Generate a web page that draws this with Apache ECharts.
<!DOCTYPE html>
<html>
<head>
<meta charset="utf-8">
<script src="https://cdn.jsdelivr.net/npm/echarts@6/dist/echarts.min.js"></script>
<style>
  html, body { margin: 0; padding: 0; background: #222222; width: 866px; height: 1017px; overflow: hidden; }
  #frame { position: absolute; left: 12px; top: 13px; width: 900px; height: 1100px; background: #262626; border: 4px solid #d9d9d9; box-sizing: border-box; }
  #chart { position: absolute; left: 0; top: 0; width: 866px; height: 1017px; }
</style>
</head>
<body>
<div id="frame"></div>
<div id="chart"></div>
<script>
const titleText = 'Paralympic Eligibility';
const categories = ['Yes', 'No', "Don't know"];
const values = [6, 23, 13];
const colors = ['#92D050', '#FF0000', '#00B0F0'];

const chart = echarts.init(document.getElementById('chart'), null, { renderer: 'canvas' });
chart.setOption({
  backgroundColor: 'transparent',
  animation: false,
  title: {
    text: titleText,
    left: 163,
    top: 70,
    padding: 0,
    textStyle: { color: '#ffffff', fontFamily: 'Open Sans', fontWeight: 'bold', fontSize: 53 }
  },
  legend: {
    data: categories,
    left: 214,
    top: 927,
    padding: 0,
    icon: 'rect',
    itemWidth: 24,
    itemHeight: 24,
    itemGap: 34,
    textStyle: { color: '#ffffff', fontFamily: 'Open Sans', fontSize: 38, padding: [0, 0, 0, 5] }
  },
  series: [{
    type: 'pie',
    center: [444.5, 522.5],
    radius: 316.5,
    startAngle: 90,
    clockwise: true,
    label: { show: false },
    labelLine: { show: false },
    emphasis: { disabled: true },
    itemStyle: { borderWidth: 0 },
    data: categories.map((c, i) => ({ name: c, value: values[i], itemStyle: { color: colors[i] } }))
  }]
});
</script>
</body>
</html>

━━━━━━━━━━━━━━━━━━━━

Your objective>
Transcribe every line of the data, exactly as it stands.

Answer below>
Generate a web page that draws this with Apache ECharts.
<!DOCTYPE html>
<html>
<head>
<meta charset="utf-8">
<script src="https://cdn.jsdelivr.net/npm/echarts@6/dist/echarts.min.js"></script>
<style>
  html, body { margin: 0; padding: 0; background: #222222; width: 866px; height: 1017px; overflow: hidden; }
  #frame { position: absolute; left: 12px; top: 13px; width: 900px; height: 1100px; background: #262626; border: 4px solid #d9d9d9; box-sizing: border-box; }
  #chart { position: absolute; left: 0; top: 0; width: 866px; height: 1017px; }
</style>
</head>
<body>
<div id="frame"></div>
<div id="chart"></div>
<script>
const titleText = 'Paralympic Eligibility';
const categories = ['Yes', 'No', "Don't know"];
const values = [6, 23, 13];
const colors = ['#92D050', '#FF0000', '#00B0F0'];

const chart = echarts.init(document.getElementById('chart'), null, { renderer: 'canvas' });
chart.setOption({
  backgroundColor: 'transparent',
  animation: false,
  title: {
    text: titleText,
    left: 163,
    top: 70,
    padding: 0,
    textStyle: { color: '#ffffff', fontFamily: 'Open Sans', fontWeight: 'bold', fontSize: 53 }
  },
  legend: {
    data: categories,
    left: 214,
    top: 927,
    padding: 0,
    icon: 'rect',
    itemWidth: 24,
    itemHeight: 24,
    itemGap: 34,
    textStyle: { color: '#ffffff', fontFamily: 'Open Sans', fontSize: 38, padding: [0, 0, 0, 5] }
  },
  series: [{
    type: 'pie',
    center: [444.5, 522.5],
    radius: 316.5,
    startAngle: 90,
    clockwise: true,
    label: { show: false },
    labelLine: { show: false },
    emphasis: { disabled: true },
    itemStyle: { borderWidth: 0 },
    data: categories.map((c, i) => ({ name: c, value: values[i], itemStyle: { color: colors[i] } }))
  }]
});
</script>
</body>
</html>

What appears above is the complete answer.